La reflexión que da título a este post procede de la obra de Jose María Martínez Val, Abogacía y Abogados, en la que al tratar sobre la lealtad entre compañeros, nos avisa de la proyección que nuestra conducta puede tener sobre nuestro colectivo profesional.

Concretamente, el autor la refiere en los siguientes términos:

“Pero son las partes quienes realmente se enfrentan y pugnan. Nosotros, sus luchadores, lo hacemos en un plano ideal o doctrinal, donde el interés deja su paso a la invocación del derecho y el sentimiento de la justicia.

Todo abogado debe pensar en esto cuando pleitea.  Y también en que su compañero forma parte, como él, de una misma Corporación u Orden (el Colegio de Abogados) cuyo prestigio social se forma por la suma de los prestigios de los colegiados.”

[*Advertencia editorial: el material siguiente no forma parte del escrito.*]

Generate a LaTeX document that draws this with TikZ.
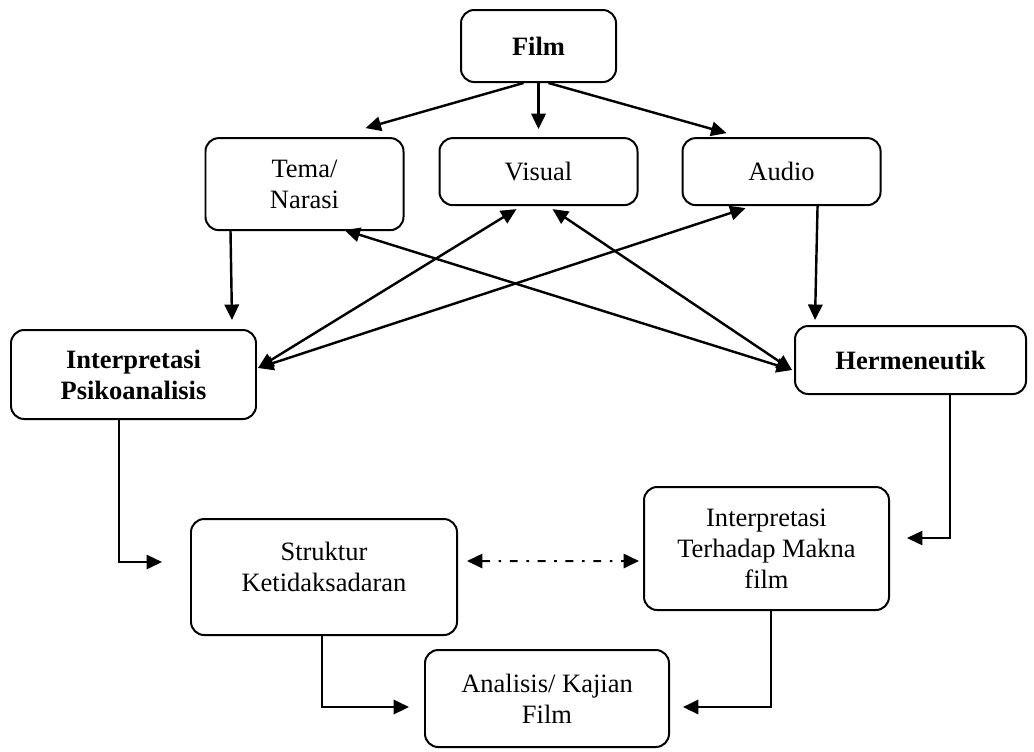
\documentclass[tikz,border=0pt]{standalone}
\usepackage{fontspec}
\setmainfont{Liberation Serif}
\usetikzlibrary{arrows.meta,positioning,calc}
\newcommand{\px}{0.4528pt}

\begin{document}
\begin{tikzpicture}[
    x=\px, y=-\px,
    block/.style={rectangle, rounded corners=6pt, draw, line width=0.9pt, align=center, font=\fontsize{12}{14}\selectfont},
    key/.style={block, font=\fontsize{12}{14}\selectfont\bfseries},
    dims/.style 2 args={minimum width=#1*\px, minimum height=#2*\px},
    arrow/.style={-{Triangle[length=7pt,width=6.5pt]}, line width=1.1pt},
    twoway/.style={{Triangle[length=7pt,width=6.5pt]}-{Triangle[length=7pt,width=6.5pt]}, line width=1.1pt},
    link/.style={arrow, line width=0.8pt},
    dashdot/.style={twoway, line width=0.9pt, dash pattern=on 3.6pt off 3.9pt on 1.2pt off 3.9pt}
]
\useasboundingbox (0,0) rectangle (1034,751);

% Film and its three aspects
\node[key, dims={155}{72}] (film) at (538.5,46) {Film};
\node[block, dims={198}{67}, below=24.5pt of film] (visual) {Visual};
\node[block, dims={198}{92}, left=15.4pt of visual.north west, anchor=north east] (tema) {Tema/\\Narasi};
\node[block, dims={198}{67}, right=19.5pt of visual] (audio) {Audio};

% Two readings
\node[key, dims={245}{89}] (psiko) at (133.5,374.5) {Interpretasi\\Psikoanalisis};
\node[key, dims={231}{68}] (herm) at (910.5,360) {Hermeneutik};

% Results
\node[block, dims={266}{116}] (struktur) at (324,577) {Struktur\\Ketidaksadaran\\[-4.5pt]\mbox{}};
\node[block, dims={245}{123}] (interp) at (766.5,548.5) {Interpretasi\\Terhadap Makna\\film};
\node[block, dims={244}{97}] (analisis) at (547,698.5) {Analisis/ Kajian\\Film};

% Arrows
\draw[arrow] ($(film.south)+(-15,0)$) -- ($(tema.north)+(61,-9)$);
\draw[arrow] (film.south) -- ($(visual.north)+(0,-8)$);
\draw[arrow] ($(film.south)+(10,0)$) -- ($(audio.north)+(-55,-4)$);
\draw[arrow] ($(tema.south)+(-74,0)$) -- ($(psiko.north)+(98.5,-9)$);
\draw[arrow] ($(audio.south)+(36,0)$) -- ($(herm.north)+(-95.5,-5)$);

\draw[twoway] ($(psiko.east)+(1,-6.5)$) -- ($(visual.south)+(-22,3)$);
\draw[twoway] ($(psiko.east)+(1,-6.5)$) -- ($(audio.south)+(-36,2)$);
\draw[twoway] ($(herm.west)+(-2,10)$) -- ($(tema.south)+(40,-1)$);
\draw[twoway] ($(herm.west)+(-2,10)$) -- ($(visual.south)+(14,3)$);

\draw[link] ($(psiko.south)+(-14.5,0)$) |- ($(struktur.west)+(-28,-15)$);
\draw[link] ($(herm.south)+(39.5,0)$) |- ($(interp.east)+(17,-10.5)$);
\draw[dashdot] ($(struktur.east)+(9,-16)$) -- ($(interp.west)+(-4,12.5)$);

\draw[arrow] ($(struktur.south)+(-2,0)$) |- ($(analisis.west)+(-15,8.5)$);
\draw[arrow] ($(interp.south)+(4.5,0)$) |- ($(analisis.east)+(13,8.5)$);

\end{tikzpicture}
\end{document}
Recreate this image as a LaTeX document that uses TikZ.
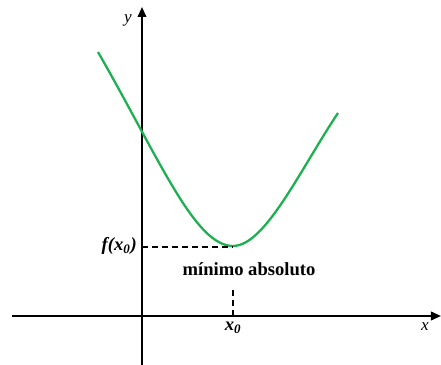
\documentclass[tikz,border=0pt]{standalone}
\usepackage{fontspec}
\setmainfont{Liberation Serif}
\usetikzlibrary{calc, positioning, arrows.meta}
\definecolor{curveG}{RGB}{30, 176, 80}

\begin{document}
\begin{tikzpicture}[x=0.7pt, y=-0.7pt, >={Triangle[length=7pt, width=6pt]}]
  \useasboundingbox (0, 0) rectangle (441, 365);
  \tikzset{
    axis/.style={line width=1.4pt, ->},
    guide/.style={line width=0.9pt, dash pattern=on 4pt off 3pt},
    lbl/.style={inner sep=0pt, font=\fontsize{13}{15}\selectfont\bfseries\itshape}
  }

  % axes
  \coordinate (xs) at (12, 316);
  \coordinate (xe) at (441, 316);
  \coordinate (ys) at (142, 365);
  \coordinate (ye) at (142, 7);
  \draw[axis] (xs) -- (xe);
  \draw[axis] (ys) -- (ye);
  \node[font=\fontsize{12}{14}\selectfont\itshape] (ylab) at (128, 20) {y};
  \node[font=\fontsize{12}{14}\selectfont\itshape] (xlab) at (425, 327) {x};

  % the curve
  \coordinate (m) at (233, 246);
  \draw[curveG, line width=1.6pt] (98, 52) .. controls (160, 160) and (195, 246) .. (m)
    .. controls (265, 246) and (300, 170) .. (338, 113);

  % minimum
  \coordinate (fy) at (142, 247);
  \coordinate (mf) at (233, 247);
  \coordinate (v1) at (233, 290);
  \coordinate (v2) at (233, 315);
  \draw[guide] (fy) -- (mf);
  \draw[guide] (v1) -- (v2);
  \node[lbl, anchor=east] (fx) at (137, 246) {f(x\textsubscript{0})};
  \node[lbl] (x0) at (233, 328) {x\textsubscript{0}};
  \node[inner sep=0pt, font=\fontsize{13}{15}\selectfont\bfseries] (minabs) at (249, 269) {mínimo absoluto};
\end{tikzpicture}
\end{document}
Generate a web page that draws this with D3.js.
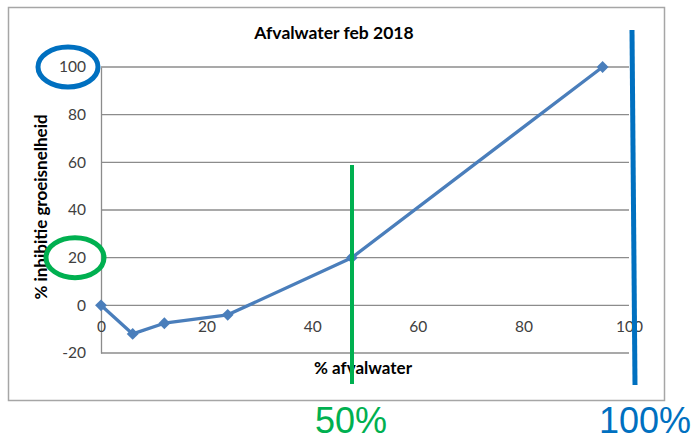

En mi opinión, esta frase encierra una regla de oro para todo abogado (que recuerda de alguna forma al slogan medioambiental de “piensa globalmente y actúa localmente”), puesto que nos hace reflexionar sobre la repercusión que puede tener cualquier conducta, sea positiva o negativa, en la imagen, fama o consideración social de nuestro colectivo, cuestión ésta no carente de importancia, pues la abogacía, que desarrolla un rol fundamental en la sociedad, requiere indefectiblemente para el cumplimiento de sus fines gozar de esa buena estima social a la que denominamos prestigio, un edificio difícil de construir, fácil de demoler y muy difícil de reconstruir.

Pero con independencia de esa proyección positiva, este pensamiento nos hace sentirnos más responsables y diligentes en nuestra actividad, ya que como parte del colectivo nos permite participar activamente en el crecimiento del mismo, lo que se consigue a través de la continua atención en la conducta que desarrollamos; así, por un lado, evitaremos dañar a nuestra profesión y, por otro, la favoreceremos.

Igualmente, contribuir al prestigio del colectivo, constituye un claro acicate para que, el abogado, individualmente, crezca, se forme y desarrolle permanentemente haciéndose un mejor profesional día a día, pues qué duda cabe que siendo mejores contribuiremos a la excelencia del colectivo presente y futuro.

Finalmente, el abogado, sabedor de la repercusión de su conducta, estará alerta ante el comportamiento de otros colegas que, o bien desconocen este precepto o no quieren entenderlo, lo que dará oportunidad  a aquellos de hacer gala de su clara adscripción al mismo, manifestando con sus actos una actitud que pueda constituir, bien una referencia positiva, bien un claro aviso de navegantes.

Podrá aventurarse por algunos, con cierta ironía, que los abogados no gozamos de buena fama y que habría mucho por hacer; sin embargo, y a modo de refutación anticipada, les digo que miro a mi alrededor y veo a abogados de todas las edades comprometidos con su profesión y con la justicia, profesionales industriosos y entregados a su actividad diaria con tal celo que muchas profesiones envidiarían; letrados que, haciendo de la independencia virtud,  se rigen por el código de la honestidad y lealtad a sus clientes, compañeros y otros profesionales de la justicia, algunos ejerciendo en unas condiciones que muchos ciudadanos rehusarían. Por otro lado, las encuestas que vienen realizándose estos últimos años respecto a las diversas profesiones muestran una verdad indiscutible, cual es que la abogacía se encuentra bien considerada socialmente. Naturalmente, lo anterior no niega que existan “ovejas negras” en nuestra profesión, pues de todo hay en la Viña del Señor.

Y concluyo con una llamada a la responsabilidad y, por qué no, al orgullo de sentirnos abogados: seamos mejores abogados cada día y construyamos así una mejor abogacía.